◆ **Problem**
Note how many lines hold the string "Output" and give that number without any other words.

Stored records:
------

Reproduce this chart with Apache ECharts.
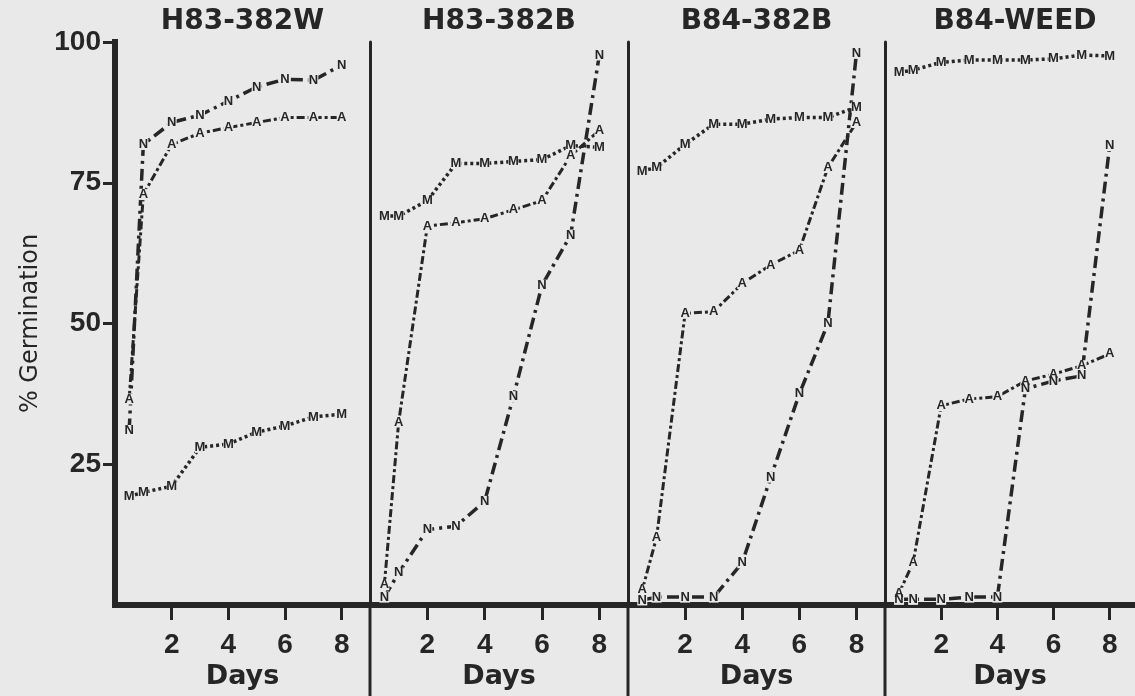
<!DOCTYPE html>
<html><head><meta charset="utf-8">
<script src="https://cdn.jsdelivr.net/npm/echarts@6/dist/echarts.min.js"></script>
<style>html,body{margin:0;padding:0;background:#e9e9e9}#c{width:1135px;height:696px}</style>
</head><body><div id="c"></div>
<script>
// ---- data ----
const panelNames = ['H83-382W', 'H83-382B', 'B84-382B', 'B84-WEED'];
const days = [0.5, 1, 2, 3, 4, 5, 6, 7, 8];
const xTickValues = [2, 4, 6, 8];
const yTickValues = [25, 50, 75, 100];
const seriesNames = ['N', 'A', 'M'];
const valuesN = [
  [31, 81.8, 85.7, 87, 89.5, 92, 93.4, 93.2, 95.9],
  [1.4, 5.7, 13.4, 14, 18.4, 37, 56.8, 65.7, 97.7],
  [0.9, 1.4, 1.4, 1.4, 7.5, 22.7, 37.5, 50, 98],
  [1, 1, 1, 1.4, 1.4, 38.4, 39.8, 40.7, 81.6]
];
const valuesA = [
  [36.6, 72.9, 81.8, 83.8, 84.8, 85.7, 86.6, 86.6, 86.6],
  [3.6, 32.5, 67.3, 67.9, 68.6, 70.2, 71.8, 79.8, 84.3],
  [2.7, 12, 51.8, 52.1, 57.1, 60.4, 63, 77.7, 85.7],
  [2.1, 7.5, 35.4, 36.6, 37, 39.8, 41, 42.5, 44.6]
];
const valuesM = [
  [19.3, 20, 21.1, 28, 28.6, 30.7, 31.8, 33.4, 33.9],
  [69.1, 69.1, 71.8, 78.4, 78.4, 78.8, 79.1, 81.6, 81.3],
  [77.1, 77.7, 81.8, 85.4, 85.4, 86.3, 86.6, 86.6, 88.4],
  [94.6, 95, 96.4, 96.8, 96.8, 96.8, 97, 97.7, 97.5]
];
const xAxisName = 'Days';
const yAxisName = '% Germination';

// ---- layout / style ----
const INK = '#262626', PAPER = '#e9e9e9';
const lefts = [115, 370, 628, 885];
const widths = [255, 258, 257, 250];
const xMax = [9, 9, 9, 8.9];
const TOP = 42, BASE = 605, BOTTOM = 696;
const FONT = '"DejaVu Sans", "Liberation Sans", sans-serif';
const NUMFONT = '"Liberation Sans", sans-serif';
const lineStyles = {
  N: { type: [12, 5, 3, 5], width: 3.5 },
  A: { type: [8, 3, 3, 3], width: 3 },
  M: { type: [3, 3], width: 3.5 }
};
const allValues = { N: valuesN, A: valuesA, M: valuesM };

const grid = [], xAxis = [], yAxis = [], series = [], graphic = [];
panelNames.forEach((name, i) => {
  grid.push({ left: lefts[i], width: widths[i], top: TOP, height: BASE - TOP, containLabel: false });
  xAxis.push({
    type: 'value', gridIndex: i, min: 0, max: xMax[i],
    splitLine: { show: false },
    axisLine: { show: true, lineStyle: { color: INK, width: 6, cap: 'square' } },
    axisTick: { show: true, customValues: xTickValues, length: 15, lineStyle: { color: INK, width: 3 } },
    axisLabel: { show: true, customValues: xTickValues, margin: 26, color: INK, fontSize: 28, fontWeight: 'bold', fontFamily: NUMFONT },
    name: xAxisName, nameLocation: 'middle', nameGap: 55,
    nameTextStyle: { color: INK, fontSize: 27, fontWeight: 'bold', fontFamily: FONT }
  });
  if (i === 0) {
    yAxis.push({
      type: 'value', gridIndex: i, min: 0, max: 100,
      splitLine: { show: false },
      axisLine: { show: true, lineStyle: { color: INK, width: 6, cap: 'square' } },
      axisTick: { show: true, customValues: yTickValues, length: 12, lineStyle: { color: INK, width: 3 } },
      axisLabel: { show: true, customValues: yTickValues, margin: 14, color: INK, fontSize: 28, fontWeight: 'bold', fontFamily: NUMFONT },
      name: yAxisName, nameLocation: 'middle', nameGap: 72, nameRotate: 90,
      nameTextStyle: { color: INK, fontSize: 24, fontFamily: FONT }
    });
  } else {
    yAxis.push({
      type: 'value', gridIndex: i, min: 0, max: 100,
      splitLine: { show: false },
      axisLine: { show: true, lineStyle: { color: INK, width: 3 } },
      axisTick: { show: false }, axisLabel: { show: false }
    });
    graphic.push({ type: 'line', shape: { x1: lefts[i], y1: BASE, x2: lefts[i], y2: BOTTOM },
      style: { stroke: INK, lineWidth: 3 }, silent: true });
  }
  graphic.push({ type: 'text', x: lefts[i] + widths[i] / 2 + (i === 3 ? 5 : 0), y: 22,
    style: { text: name, align: 'center', verticalAlign: 'middle', font: 'bold 28px ' + FONT, fill: INK }, silent: true });

  seriesNames.forEach(s => {
    series.push({
      type: 'line', name: s + ' ' + name, xAxisIndex: i, yAxisIndex: i,
      data: days.map((d, k) => [d, allValues[s][i][k]]),
      symbol: 'rect', symbolSize: [10, 11], showSymbol: true,
      itemStyle: { color: PAPER, borderWidth: 0 },
      lineStyle: Object.assign({ color: INK, cap: 'butt' }, lineStyles[s]),
      label: { show: true, position: 'inside', formatter: s, color: INK, fontSize: 13, fontWeight: 'bold', fontFamily: NUMFONT },
      emphasis: { disabled: true },
      z: 3
    });
  });
});

const chart = echarts.init(document.getElementById('c'), null, { renderer: 'canvas' });
chart.setOption({
  backgroundColor: PAPER,
  animation: false,
  grid, xAxis, yAxis, series, graphic
});
</script></body></html>
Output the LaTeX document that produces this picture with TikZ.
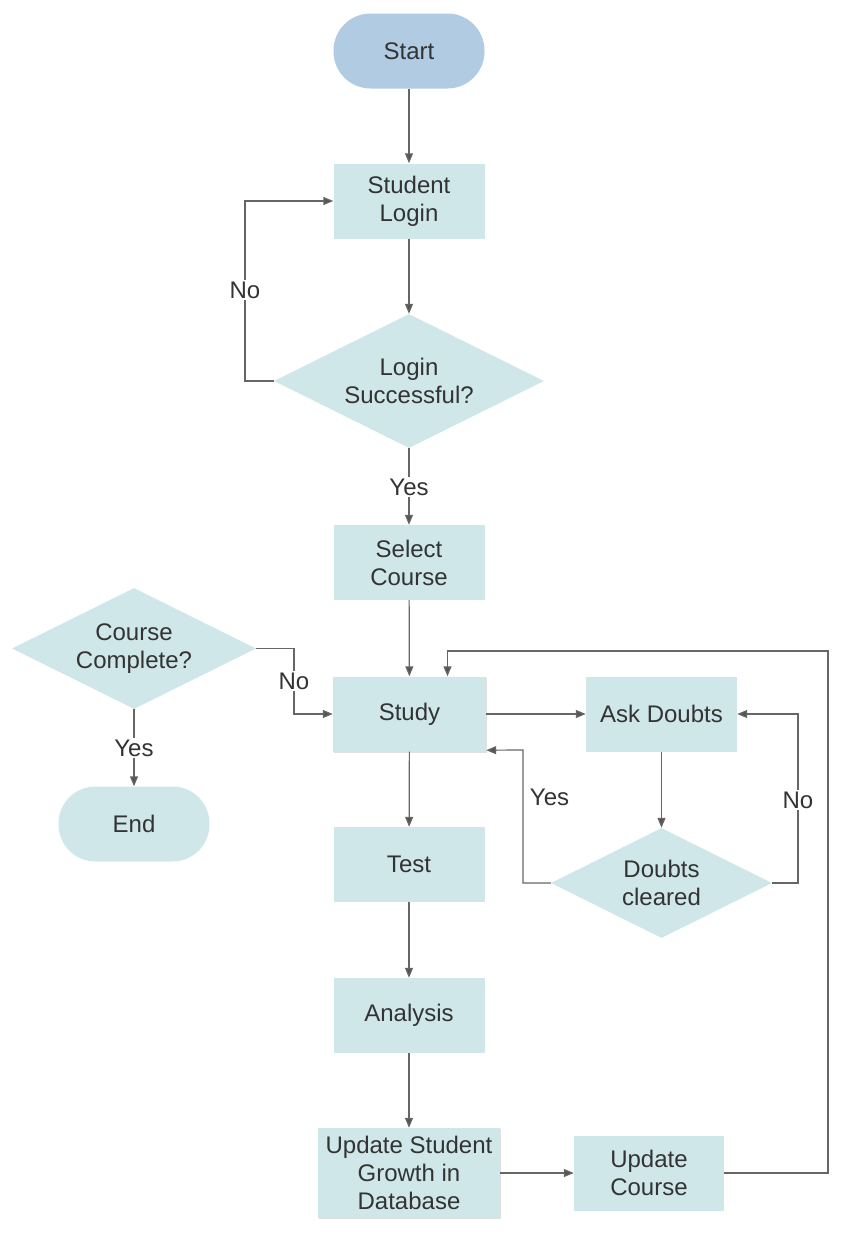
\documentclass[tikz,border=0pt]{standalone}
\usepackage{fontspec}
\setmainfont{Liberation Sans}
\usetikzlibrary{arrows.meta,shapes.geometric,shadows}
\definecolor{startc}{HTML}{B1CCE2}
\definecolor{boxc}{HTML}{CFE7E9}
\definecolor{txt}{HTML}{333333}
\definecolor{ln}{HTML}{666666}
\definecolor{tipc}{HTML}{555555}
\begin{document}
\begin{tikzpicture}[x=1pt,y=-1pt,
  every node/.style={text=txt, font=\fontsize{24}{28}\selectfont},
  box/.style={fill=boxc, minimum width=151pt, minimum height=75pt, align=center, inner sep=0pt},
  pill/.style={box, rounded corners=37pt},
  dec/.style={diamond, aspect=2, fill=boxc, inner sep=0pt, align=center},
  shad/.style={drop shadow={shadow xshift=1pt, shadow yshift=-1pt, opacity=0.12, fill=black}},
  arr/.style={draw=ln, line width=1.2pt, -{Triangle[length=10pt,width=8pt,fill=tipc]}},
  lbl/.style={fill=white, inner sep=1.5pt},
  freelbl/.style={inner sep=0pt}]
\useasboundingbox (0,0) rectangle (841,1234);

% nodes
\node[pill, fill=startc] (start) at (409,51) {Start};
\node[box] (login) at (409,201) {Student\\Login};
\node[dec, minimum width=270pt, minimum height=134pt] (lsucc) at (409,381) {Login\\Successful?};
\node[box] (select) at (409,562.5) {Select\\Course};
\node[box, shad, minimum width=153pt] (study) at (409.5,714) {Study};
\node[box] (ask) at (661.5,714) {Ask Doubts};
\node[dec, minimum width=221pt, minimum height=110pt] (dc) at (661.5,883) {Doubts\\cleared};
\node[box] (test) at (409,864.5) {Test};
\node[box] (analysis) at (409,1015.5) {Analysis};
\node[box, shad, minimum width=182pt, minimum height=90pt] (usg) at (409,1173) {Update Student\\Growth in\\Database};
\node[box, minimum width=150pt] (uc) at (649,1173) {Update\\Course};
\node[dec, minimum width=244pt, minimum height=121pt] (cc) at (134,648.5) {Course\\Complete?};
\node[pill] (end) at (134,824) {End};

% connectors
\draw[arr] (start) -- (login);
\draw[arr] (login) -- (lsucc);
\draw[arr] (lsucc.west) -- (245,381) -- (245,201) -- (login.west);
\node[lbl] (lno) at (245,290) {No};
\draw[arr] (lsucc.south) -- (select.north);
\node[lbl] (lyes) at (409,487) {Yes};
\draw[arr] (select) -- (study);
\draw[arr] (cc.east) -- (294,648.5) -- (294,714) -- (study.west);
\node[lbl] (ccno) at (294,681) {No};
\draw[arr] (cc.south) -- (end.north);
\node[lbl] (ccyes) at (134,748) {Yes};
\draw[arr] (study.east) -- (ask.west);
\draw[arr] (ask.south) -- (dc.north);
\draw[arr] (dc.west) -- (523,883) -- (523,750) -- ([yshift=1.5pt]study.south east);
\node[freelbl] (dcyes) at (549.5,797) {Yes};
\draw[arr] (dc.east) -- (798,883) -- (798,714) -- (ask.east);
\node[lbl] (dcno) at (798,800) {No};
\draw[arr] (study) -- (test);
\draw[arr] (test) -- (analysis);
\draw[arr] (analysis) -- (usg);
\draw[arr] (usg.east) -- (uc.west);
\draw[arr] (uc.east) -- (828,1173) -- (828,651) -- (447.5,651) -- ([xshift=38pt]study.north);
\end{tikzpicture}
\end{document}
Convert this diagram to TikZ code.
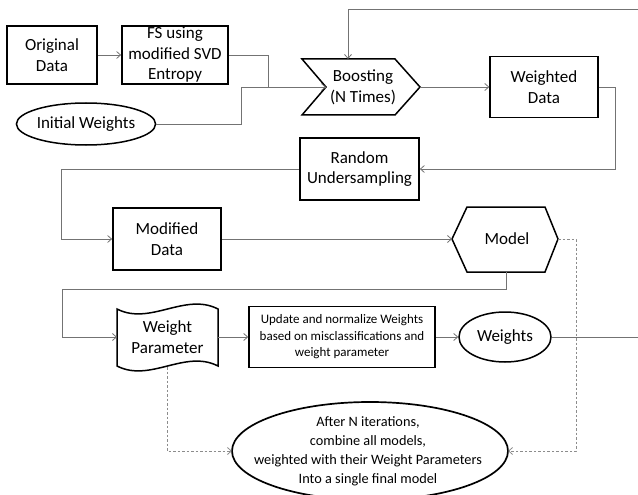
\documentclass[tikz,border=0pt]{standalone}
\usepackage{fontspec}
\setmainfont{Carlito}
\usetikzlibrary{arrows.meta,shapes.geometric}
\begin{document}
\begin{tikzpicture}[x=1pt,y=-1pt,
  font=\fontsize{17}{20.5}\selectfont,
  tip/.tip={Straight Barb[length=4pt,width=7pt,line width=0.8pt]},
  box/.style={draw, line width=1.7pt, align=center, inner sep=0pt},
  thinbox/.style={draw, line width=1.3pt, align=center, inner sep=0pt},
  oval/.style={draw, ellipse, line width=1.5pt, inner sep=0pt},
  shapeline/.style={line width=1.5pt, line join=miter},
  conn/.style={draw=black!55, line width=0.8pt, -tip},
  plainline/.style={draw=black!55, line width=0.8pt},
  dsh/.style={draw=black!45, line width=0.8pt, dash pattern=on 2.5pt off 2pt, -tip},
  lbl/.style={align=center, inner sep=0pt},
]
\useasboundingbox (0,0) rectangle (638,495);

% nodes
\node[box, minimum width=90, minimum height=58] (od) at (52,55) {Original\\Data};
\node[box, minimum width=106, minimum height=58] (fs) at (175,55) {FS using\\modified SVD\\Entropy};
\node[oval, minimum width=138, minimum height=42] (iw) at (86,124) {Initial Weights};

% Boosting
\draw[shapeline] (302,59) -- (395,59) -- (420,87) -- (395,115) -- (302,115) -- (326,87) -- cycle;
\node[lbl] (boost) at (363,87.5) {Boosting\\(N Times)};
\coordinate (bin) at (326,87);
\coordinate (bout) at (420,87);
\coordinate (btop) at (348,59);

\node[thinbox, minimum width=108, minimum height=61] (wd) at (544,87) {Weighted\\Data};
\node[box, minimum width=119, minimum height=62] (ru) at (359.5,169) {Random\\Undersampling};
\node[box, minimum width=108, minimum height=62] (md) at (167,239) {Modified\\Data};

% Model
\draw[shapeline] (452,239) -- (467,207) -- (545,207) -- (558,239) -- (545,272) -- (467,272) -- cycle;
\node[lbl] (model) at (507,239) {Model};
\coordinate (min) at (452,239);
\coordinate (mout) at (558,239);
\coordinate (mbot) at (506,272);

% Weight Parameter
\draw[shapeline] (117,309) .. controls (150,326) and (185,292) .. (218,309)
  -- (218,366) .. controls (185,349) and (150,383) .. (117,366) -- cycle;
\node[lbl] (wp) at (167.5,337) {Weight\\Parameter};
\coordinate (wpL) at (117,337);
\coordinate (wpR) at (218,337);
\coordinate (wpB) at (167,367);

\node[box, line width=1.5pt, minimum width=186, minimum height=61,
  font=\fontsize{13}{16.5}\selectfont] (upd) at (342,337) {Update and normalize Weights\\based on misclassifications and\\weight parameter};
\node[oval, minimum width=92, minimum height=50] (wts) at (505,337) {Weights};

% final ellipse
\draw[line width=1.7pt] (370,451) ellipse [x radius=138, y radius=49];
\node[lbl, font=\fontsize{14.3}{19}\selectfont] (fin) at (368,451.5) {After N iterations,\\combine all models,\\weighted with their Weight Parameters\\Into a single final model};
\coordinate (finW) at (232,451);
\coordinate (finE) at (508,451);

% edge coordinates
\coordinate (topR) at (638,9);
\coordinate (outR) at (638,337);

% connectors
\draw[conn] (od.east) -- (fs.west);
\draw[conn] (fs.east) -- ++(40,0) |- (bin);
\draw[plainline] (iw.east) -- ++(85,0) |- (bin);
\draw[conn] (topR) -| (btop);
\draw[conn] (bout) -- (wd.west);
\draw[conn] (wd.east) -- ++(17,0) |- (ru.east);
\draw[conn] (ru.west) -- ++(-238,0) |- (md.west);
\draw[conn] (md.east) -- (min);
\draw[conn] (mbot) -- ++(0,17) -| ++(-444,0) |- (wpL);
\draw[conn] (wpR) -- (upd.west);
\draw[conn] (upd.east) -- (wts.west);
\draw[plainline] (wts.east) -- (outR);
\draw[dsh] (mout) -- ++(18,0) |- (finE);
\draw[dsh] (wpB) |- (finW);
\end{tikzpicture}
\end{document}
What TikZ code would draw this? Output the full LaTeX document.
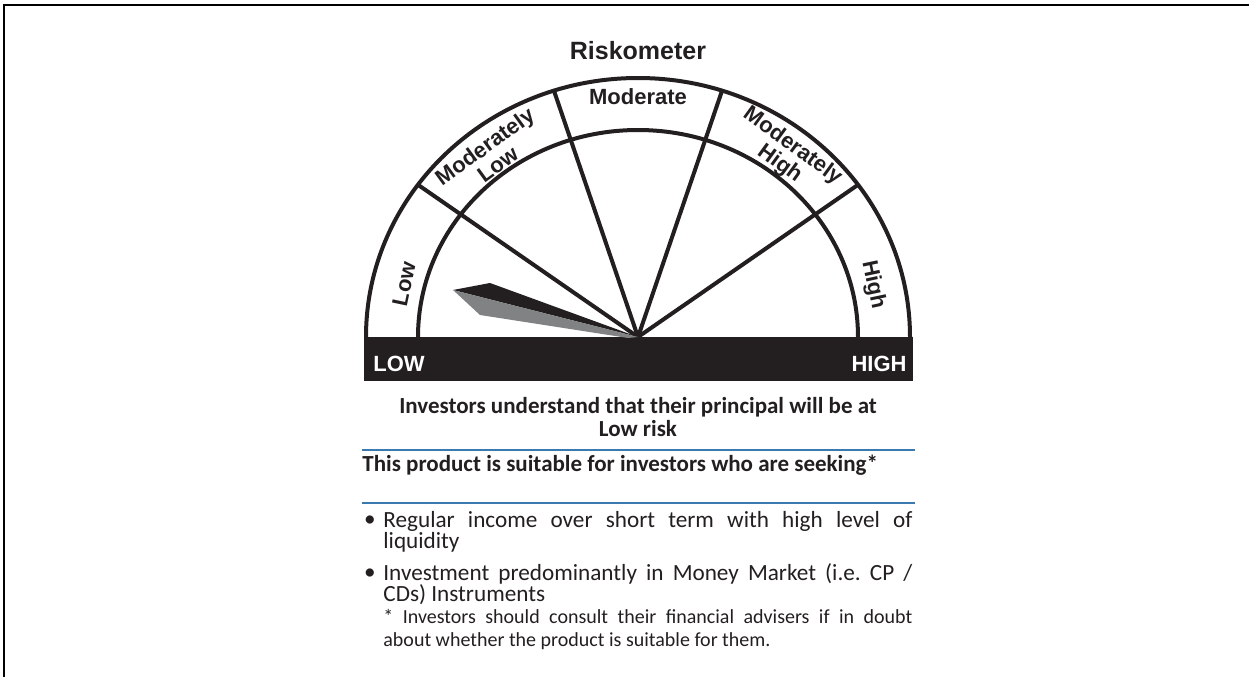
\documentclass[tikz,border=0pt]{standalone}
\usepackage{fontspec}
\setmainfont{Liberation Sans}
\newfontfamily\infofont{Carlito}
\usetikzlibrary{calc}

\definecolor{ink}{RGB}{35,31,32}
\definecolor{needlegray}{RGB}{128,130,132}
\definecolor{ruleblue}{RGB}{58,122,176}

\tikzset{
  gauge/.style={draw=ink, line width=2pt},
  bandlabel/.style={font=\bfseries\fontsize{11}{11}\selectfont, text=ink, align=center, inner sep=0pt},
  barlabel/.style={font=\bfseries\fontsize{11}{11}\selectfont, text=white, inner sep=0pt},
  blueline/.style={draw=ruleblue, line width=1.2pt},
  infotext/.style={font=\infofont\fontsize{11.6}{10.5}\selectfont, text=ink, inner sep=0pt},
  infobold/.style={font=\infofont\bfseries\fontsize{11.5}{11.5}\selectfont, text=ink, inner sep=0pt},
  notetext/.style={font=\infofont\fontsize{10}{11.5}\selectfont, text=ink, inner sep=0pt},
}

\begin{document}
\begin{tikzpicture}[x=0.5pt,y=0.5pt]
    \useasboundingbox (0,0) rectangle (1249,677);
    %frame
    \draw[line width=1.2pt] (4,0) -- (4,672) -- (1249,672);

    %title
    \node[font=\bfseries\fontsize{12.5}{12.5}\selectfont, text=ink] (title) at (638,626) {Riskometer};

    %dial
    \coordinate (c) at (638,340);
    \fill[ink] (364,296) rectangle (913,340);
    \draw[gauge] (c) ++(180:272 and 259) arc[start angle=180, end angle=0, x radius=272, y radius=259];
    \draw[gauge] (c) ++(180:220 and 207) arc[start angle=180, end angle=0, x radius=220, y radius=207];
    \foreach \a in {36,72,108,144}
        \draw[gauge] (c) -- ++(\a:272 and 259);

    %needle
    \fill[ink] (453,387) -- (490,394) -- (c) -- cycle;
    \fill[needlegray] (453,387) -- (480,362) -- (628,339) -- (c) -- cycle;

    %band labels
    \node[bandlabel, rotate=78] (low) at (404,393) {Low};
    \node[bandlabel, rotate=36] (modlow) at (491,522) {Moderately\\Low};
    \node[bandlabel] (mod) at (638,580) {Moderate};
    \node[bandlabel, rotate=-36] (modhigh) at (786,522) {Moderately\\High};
    \node[bandlabel, rotate=-78] (high) at (873,392) {High};
    \node[barlabel, anchor=west] (lowend) at (373,313) {LOW};
    \node[barlabel, anchor=east] (highend) at (907,313) {HIGH};

    %text below
    \node[infobold, align=center] (verdict) at (638,260) {Investors understand that their principal will be at\\Low risk};
    \draw[blueline] (362,227) -- (915,227);
    \node[infobold, anchor=base west] (seeking) at (362,206) {This product is suitable for investors who are seeking*};
    \draw[blueline] (362,174) -- (915,174);

    \node[infotext] (dota) at (370,156) {•};
    \node[infotext, anchor=base west, text width=264.5pt, align=justify] (itema) at (383,150)
        {Regular income over short term with high level of\linebreak liquidity};
    \node[infotext] (dotb) at (370,103) {•};
    \node[infotext, anchor=base west, text width=264.5pt, align=justify] (itemb) at (383,97)
        {Investment predominantly in Money Market (i.e.\ CP /\linebreak CDs) Instruments};
    \node[notetext, anchor=base west, text width=264.5pt, align=justify] (note) at (383,54)
        {* Investors should consult their financial advisers if in doubt\linebreak about whether the product is suitable for them.};
\end{tikzpicture}
\end{document}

------

◆ **Solution**
2